What partially means, is that there are basically 3 ways callerid is send.
One is between the gap of the first and second ring, second is by signaling a polarity reversal before the first ring and as i found out in some countries callerid is send before the ring without any signalling (i.e polarity reversal)
Also in the case dtmf is used to send the callerid a start-of-callerid is send before the number in the means of a letter (which is different depending on country)

In Asterisk 1.2 when the callerid is send with dtmf there is only support for the polarity reversal method and not the other two.
The good thing was, that a lot of Indian telcos where using dtmf between the first and second ring so there was a patch available for 1.2 that never made it in the svn, but got incorporated in 1.4 and 1.6.

So i got the patch,removed some of the debug lines and rebuilded chan_zap.

Now i could get the last 8 digits of the callerid the FCT send, but some reason i was missing the initial two...
It looked like the dtmf detection routine was kicking-in a bit too late, missing the first 2 dtmf digits.
After a bit more of head-scratching i remembered there was definition in the zaptel card driver (wctdm.c) that was defining the time the line would take to settle after the ring.

#define DEFAULT_RING_DEBOUNCE 64 /* Ringer Debounce (64 ms) */


Setting this to 32 ms solved the issue of the two first missing digits.

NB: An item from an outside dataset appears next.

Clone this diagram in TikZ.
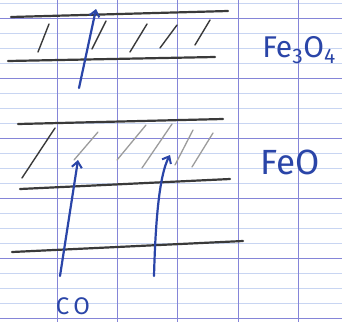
\documentclass[tikz,border=0pt]{standalone}
\usepackage{fontspec}
\setmainfont{Fira Sans}
\usetikzlibrary{arrows.meta}
\definecolor{ink}{HTML}{2A45A8}
\definecolor{major}{HTML}{8585D8}
\definecolor{minor}{HTML}{C8D5F2}
\definecolor{pencil}{HTML}{3A3A3A}
\definecolor{lightpencil}{HTML}{9C9C9C}
\tikzset{
  gridmajor/.style={draw=major, line width=0.9pt},
  gridminor/.style={draw=minor, line width=0.6pt},
  layerline/.style={draw=pencil, line width=2.2pt, line cap=round},
  hatch/.style={draw=pencil, line width=1.4pt, line cap=round},
  hatchlight/.style={draw=lightpencil, line width=1.3pt, line cap=round},
  flow/.style={draw=ink, line width=2.2pt, line cap=round, -{Straight Barb[length=6pt,width=10pt,line width=2pt]}},
  label/.style={text=ink, inner sep=0pt}
}
\begin{document}
\begin{tikzpicture}[x=1pt,y=-1pt]
\useasboundingbox (0,0) rectangle (342,322);
\fill[white] (0,0) rectangle (342,322);
% paper grid
\foreach \y in {3,33,48,63,93,108,123,153,168,183,213,228,243,273,288,303}
  \draw[gridminor] (0,\y) -- (342,\y);
\foreach \y in {18,78,138,198,258,318}
  \draw[gridmajor] (0,\y) -- (342,\y);
\foreach \x in {57,117,177,238,298}
  \draw[gridmajor] (\x,0) -- (\x,322);
% Fe3O4 layer
\draw[layerline] (11,17) -- (228,11);
\draw[layerline] (8,61) -- (215,57);
\draw[hatch] (38,52) -- (49,24);
\draw[hatch] (92,49) -- (106,21);
\draw[hatch] (130,52) -- (147,24);
\draw[hatch] (160,48) -- (177,25);
\draw[hatch] (195,45) -- (210,20);
% FeO layer
\draw[layerline] (18,124) -- (223,119);
\draw[layerline] (20,189) -- (230,179);
\draw[hatch] (22,178) -- (55,128);
\draw[hatchlight] (74,160) -- (98,132);
\draw[hatchlight] (117,160) -- (146,125);
\draw[hatchlight] (142,168) -- (172,124);
\draw[hatchlight] (175,165) -- (193,130);
\draw[hatchlight] (192,167) -- (213,133);
% bottom line
\draw[layerline] (12,252) -- (243,241);
% labels
\node[label, font=\fontsize{30}{30}\selectfont] (fe3o4) at (299,50) {Fe\textsubscript{3}O\textsubscript{4}};
\node[label, font=\fontsize{35}{35}\selectfont] (feo) at (290,162) {FeO};
\node[label, font=\fontsize{24}{24}\selectfont] (co) at (73,306) {C\,O};
% gas flow arrows
\coordinate (s1) at (60,276);
\coordinate (t1) at (78,160);
\coordinate (s2) at (154,276);
\coordinate (t2) at (170,155);
\coordinate (s3) at (79,88);
\coordinate (t3) at (96,9);
\draw[flow] (s1) -- (t1);
\draw[flow] (s2) .. controls (156,200) and (162,170) .. (t2);
\draw[flow] (s3) -- (t3);
\end{tikzpicture}
\end{document}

The whole procedure took several days, till we managed to solve the issue, but consider the alternative if this was a closed source system, where we would have to file a bug report to the company supplying the software.
We would probably had to wait for an answer for much longer provided they had enough interest (and resources) to fix the issue.